The panzer IV was a mediocre tank that did OK because it had a good gun and got it relatively early in the war by the standards of other country's tank upgrade cycles. It doesn't deserve a better armor rating than a Sherman, and a Jadgpanther doesn't deserve one no better than it; there is no way to justify such things. They are clearly just outright mistakes.

The Jadgpanther has 80mm thickness front armor, and the Panzer IV has 80mm thickness front armor on its upper front hull at least, and the game gives them both 5 armor ratings. But the Panzer IV armor was flat, no more than 10 degrees off the vertical, so it resists just like its thickness. But the Jagds armor is at an angle of 55 degrees from the vertical, so it resists AP penetration like *twice* its physical thickness, because a horizontally traveling shell has to get through twice the thickness of armor to get from the outside to the inside. To ignore this in giving out armor ratings is simply a mistake, not a matter of a different scale or focus or about doctrine or crews (from the same Panzerwaffe, in the same year) eating Wheaties if they have a turreted tank but not if they have an SP gun.

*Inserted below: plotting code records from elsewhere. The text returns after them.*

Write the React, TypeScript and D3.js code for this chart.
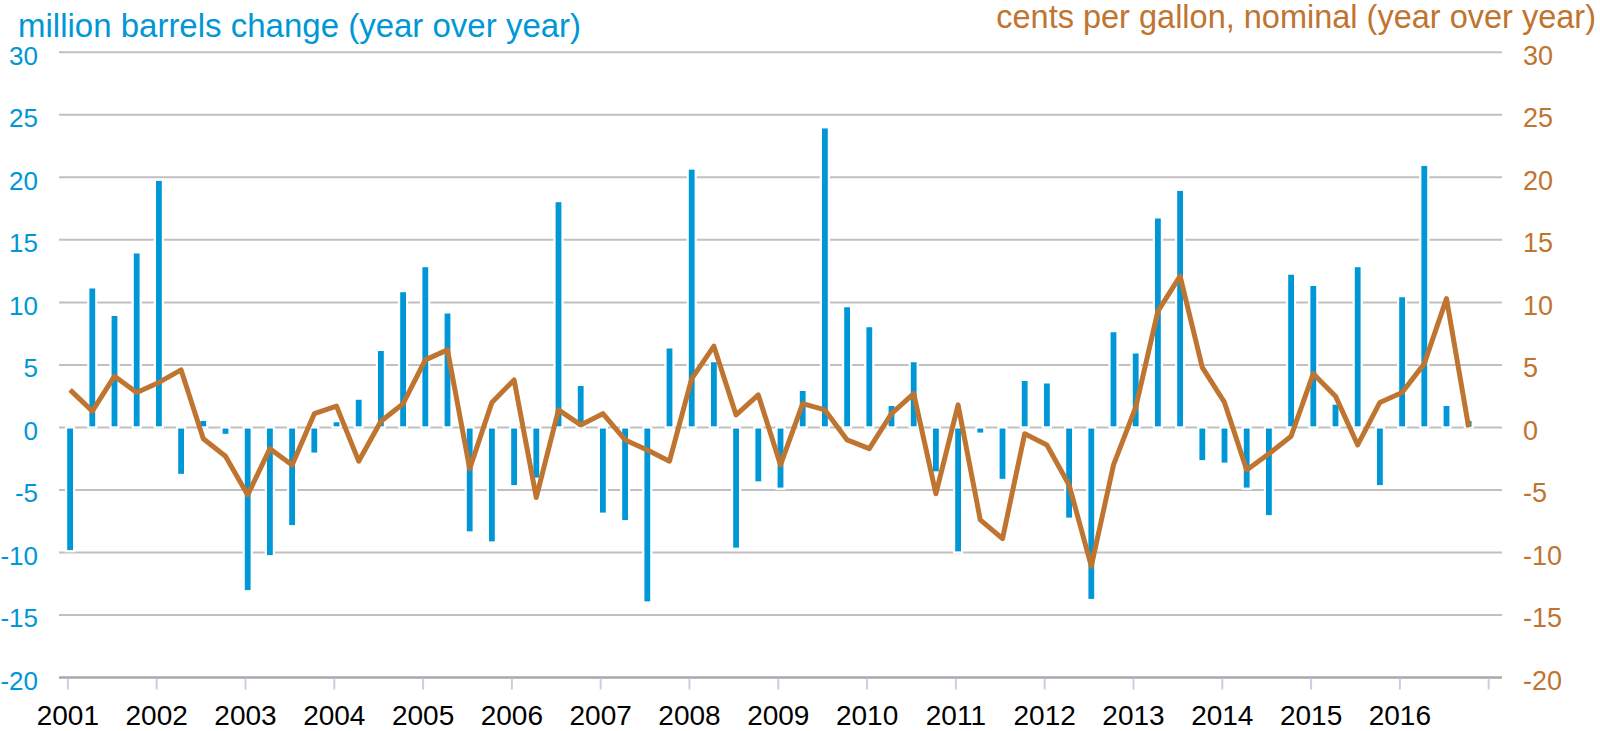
import * as d3 from 'd3';
import React, { useEffect, useRef } from 'react';

// quarterly, 2001 Q1 .. 2016 Q4
const years = d3.range(2001, 2017);
const quartersPerYear = 4;

// inventory change, million barrels (year over year) - bars, left axis
const inventoryChange = [
  -9.9, 11.2, 9.0, 14.0,
  19.8, -3.8, 0.6, -0.6,
  -13.1, -10.3, -7.9, -2.1,
  0.5, 2.3, 6.2, 10.9,
  12.9, 9.2, -8.4, -9.2,
  -4.7, -4.1, 18.1, 3.4,
  -6.9, -7.5, -14.0, 6.4,
  20.7, 5.3, -9.7, -4.4,
  -4.9, 3.0, 24.0, 9.7,
  8.1, 1.8, 5.3, -3.6,
  -10.0, -0.5, -4.2, 3.8,
  3.6, -7.3, -13.8, 7.7,
  6.0, 16.8, 19.0, -2.7,
  -2.9, -4.9, -7.1, 12.3,
  11.4, 1.9, 12.9, -4.7,
  10.5, 21.0, 1.8, 0.6,
];

// price change, cents per gallon nominal (year over year) - line, right axis
const priceChange = [
  3.0, 1.3, 4.1, 2.8,
  3.6, 4.6, -0.9, -2.3,
  -5.4, -1.7, -3.0, 1.1,
  1.7, -2.7, 0.5, 1.9,
  5.4, 6.2, -3.3, 2.0,
  3.8, -5.6, 1.4, 0.2,
  1.1, -1.0, -1.8, -2.7,
  3.9, 6.5, 1.0, 2.6,
  -3.0, 1.9, 1.4, -1.0,
  -1.7, 1.1, 2.7, -5.3,
  1.8, -7.4, -8.9, -0.5,
  -1.4, -4.6, -11.1, -3.0,
  1.6, 9.3, 12.1, 4.8,
  2.0, -3.4, -2.1, -0.7,
  4.3, 2.5, -1.4, 2.0,
  2.8, 5.1, 10.3, 0.0,
];

const leftTicks = [30, 25, 20, 15, 10, 5, 0, -5, -10, -15, -20];
const rightTicks = leftTicks;

const leftTitle = 'million barrels change (year over year)';
const rightTitle = 'cents per gallon, nominal (year over year)';

const BLUE = '#0097d7';
const ORANGE = '#bf7430';
const FONT = '"Liberation Sans", Arial, sans-serif';

function App() {
  const svgRef = useRef(null);

  useEffect(() => {
    const width = 1600;
    const height = 731;
    const plot = { left: 59, right: 1502, top: 52.3, bottom: 677.5 };

    const svg = d3.select(svgRef.current);
    svg.selectAll('*').remove();
    svg.attr('width', width).attr('height', height);

    const n = inventoryChange.length;
    const x = d3.scaleLinear().domain([-0.5, n + 0.5]).range([plot.left, plot.right]);
    const yLeft = d3.scaleLinear().domain([-20, 30]).range([plot.bottom, plot.top]);
    const yRight = d3.scaleLinear().domain([-20, 30]).range([plot.bottom, plot.top]);

    // gridlines
    svg.append('g')
      .selectAll('line')
      .data(leftTicks)
      .join('line')
      .attr('x1', plot.left)
      .attr('x2', plot.right)
      .attr('y1', d => yLeft(d))
      .attr('y2', d => yLeft(d))
      .attr('stroke', d => (d === -20 ? '#a8a8a8' : '#c0c0c0'))
      .attr('stroke-width', d => (d === -20 ? 2.5 : 2));

    // year ticks on the bottom axis (one per year boundary, plus the closing one)
    const yearStarts = d3.range(years.length + 1).map(k => k * quartersPerYear - 0.1);
    svg.append('g')
      .selectAll('line')
      .data(yearStarts)
      .join('line')
      .attr('x1', d => x(d))
      .attr('x2', d => x(d))
      .attr('y1', plot.bottom + 1)
      .attr('y2', plot.bottom + 12)
      .attr('stroke', '#c3d1e2')
      .attr('stroke-width', 2);

    svg.append('g')
      .selectAll('text')
      .data(years)
      .join('text')
      .attr('x', (d, k) => x(k * quartersPerYear - 0.1))
      .attr('y', 725)
      .attr('text-anchor', 'middle')
      .attr('font-family', FONT)
      .attr('font-size', 28)
      .attr('fill', '#000')
      .text(d => d);

    // bars
    svg.append('g')
      .selectAll('rect')
      .data(inventoryChange)
      .join('rect')
      .attr('x', (d, i) => x(i) - 4)
      .attr('width', 8)
      .attr('y', d => yLeft(Math.max(0, d)))
      .attr('height', d => Math.abs(yLeft(d) - yLeft(0)))
      .attr('fill', BLUE)
      .attr('stroke', '#fff')
      .attr('stroke-width', 2.2);

    // price line
    const line = d3.line()
      .x((d, i) => x(i))
      .y(d => yRight(d));

    svg.append('path')
      .datum(priceChange)
      .attr('fill', 'none')
      .attr('stroke', ORANGE)
      .attr('stroke-width', 5)
      .attr('stroke-linejoin', 'round')
      .attr('d', line);

    // left axis labels
    svg.append('g')
      .selectAll('text')
      .data(leftTicks)
      .join('text')
      .attr('x', 38)
      .attr('y', d => yLeft(d) + 12.5)
      .attr('text-anchor', 'end')
      .attr('font-family', FONT)
      .attr('font-size', 26)
      .attr('fill', BLUE)
      .text(d => d);

    // right axis labels
    svg.append('g')
      .selectAll('text')
      .data(rightTicks)
      .join('text')
      .attr('x', 1523)
      .attr('y', d => yRight(d) + 12.5)
      .attr('text-anchor', 'start')
      .attr('font-family', FONT)
      .attr('font-size', 27)
      .attr('fill', ORANGE)
      .text(d => d);

    // axis titles
    svg.append('text')
      .attr('x', 18)
      .attr('y', 37)
      .attr('font-family', FONT)
      .attr('font-size', 33)
      .attr('fill', BLUE)
      .text(leftTitle);

    svg.append('text')
      .attr('x', 1596)
      .attr('y', 28)
      .attr('text-anchor', 'end')
      .attr('font-family', FONT)
      .attr('font-size', 32.5)
      .attr('fill', ORANGE)
      .text(rightTitle);
  }, []);

  return (
    <svg
      ref={svgRef}
      style={{ position: 'absolute', left: 0, top: 0, background: '#fff', display: 'block' }}
    />
  );
}

export default App;
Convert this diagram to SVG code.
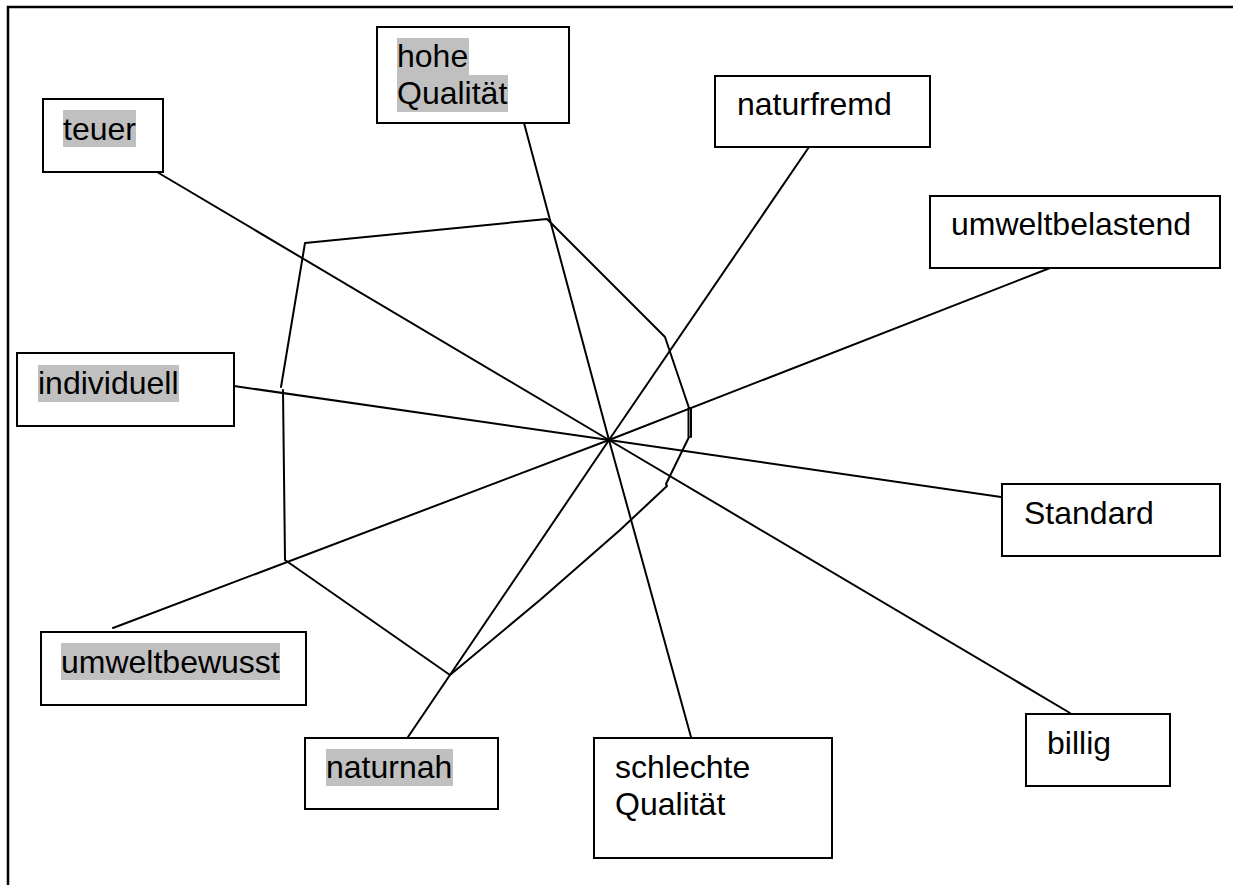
<svg xmlns="http://www.w3.org/2000/svg" width="1233" height="885" viewBox="0 0 1233 885">
<style>
.box{fill:#fff;stroke:#000;stroke-width:2}
.hl{fill:#c0c0c0}
.t{font-family:"Liberation Sans",Arial,sans-serif;font-size:32px;fill:#000}
.ln{stroke:#000;stroke-width:2;fill:none;stroke-linecap:round;stroke-linejoin:round}
.frame{stroke:#000;stroke-width:2.5;fill:none}
</style>
<rect width="1233" height="885" fill="#fff"/>
<path class="frame" d="M8,885 V7 H1233"/>
<g id="connectors">
<line class="ln" x1="157" y1="172" x2="609" y2="440"/>
<line class="ln" x1="524" y1="123" x2="609" y2="440"/>
<line class="ln" x1="809" y1="147" x2="609" y2="440"/>
<line class="ln" x1="1050" y1="268" x2="609" y2="440"/>
<line class="ln" x1="234" y1="386" x2="609" y2="440"/>
<line class="ln" x1="1001" y1="497" x2="609" y2="440"/>
<line class="ln" x1="113" y1="628" x2="609" y2="440"/>
<line class="ln" x1="408" y1="737" x2="609" y2="440"/>
<line class="ln" x1="691" y1="737" x2="609" y2="440"/>
<line class="ln" x1="1070" y1="713" x2="609" y2="440"/>
<path class="ln" d="M281,387 L305,243 L547,219 L665,337 L666,340 L689,408 M688.5,408 V437 M691,408 V437 M689,437 L666,484 L667,486 L620,530 L540,600 L450,675 L285,560 L283,390"/>
</g>
<g id="node-teuer"><rect class="box" x="43" y="99" width="120" height="73"/><rect class="hl" x="63" y="110" width="73" height="37"/><text class="t" x="63" y="140">teuer</text></g>
<g id="node-hohe-qualitaet"><rect class="box" x="377" y="27" width="192" height="96"/><rect class="hl" x="397" y="38" width="72" height="37"/><rect class="hl" x="397" y="75" width="111" height="37"/><text class="t" x="397" y="67">hohe</text><text class="t" x="397" y="104">Qualität</text></g>
<g id="node-naturfremd"><rect class="box" x="715" y="76" width="215" height="71"/><text class="t" x="737" y="115">naturfremd</text></g>
<g id="node-umweltbelastend"><rect class="box" x="930" y="196" width="290" height="72"/><text class="t" x="951" y="235">umweltbelastend</text></g>
<g id="node-individuell"><rect class="box" x="17" y="353" width="217" height="73"/><rect class="hl" x="38" y="365" width="141" height="37"/><text class="t" x="38" y="394">individuell</text></g>
<g id="node-standard"><rect class="box" x="1002" y="484" width="218" height="72"/><text class="t" x="1024" y="524">Standard</text></g>
<g id="node-umweltbewusst"><rect class="box" x="41" y="632" width="265" height="73"/><rect class="hl" x="61" y="643" width="219" height="37"/><text class="t" x="61" y="673">umweltbewusst</text></g>
<g id="node-naturnah"><rect class="box" x="305" y="738" width="193" height="71"/><rect class="hl" x="326" y="749" width="127" height="37"/><text class="t" x="326" y="778">naturnah</text></g>
<g id="node-schlechte-qualitaet"><rect class="box" x="594" y="738" width="238" height="120"/><text class="t" x="615" y="778">schlechte</text><text class="t" x="615" y="815">Qualität</text></g>
<g id="node-billig"><rect class="box" x="1026" y="714" width="144" height="72"/><text class="t" x="1047" y="754">billig</text></g>
</svg>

The designers clearly just didn't know, and they guessed, and they got it wrong. They may also have simply passed out escalating ratings looking at other vehicles in limit sets - this one is better than that one, and so one, ratcheting up marginal improvements on one side as full factor increases before shifting to another country. But the result makes nonsense.

Anyway, that is a separate issue from the redesign.

Why the redesign? Because the original games falsify all real combat arms relationships from WW2 tactical combat, but they can be saved and are worth saving, and are fun and a good realistic game after the modifications. More to substantiate the above in later posts; have to run.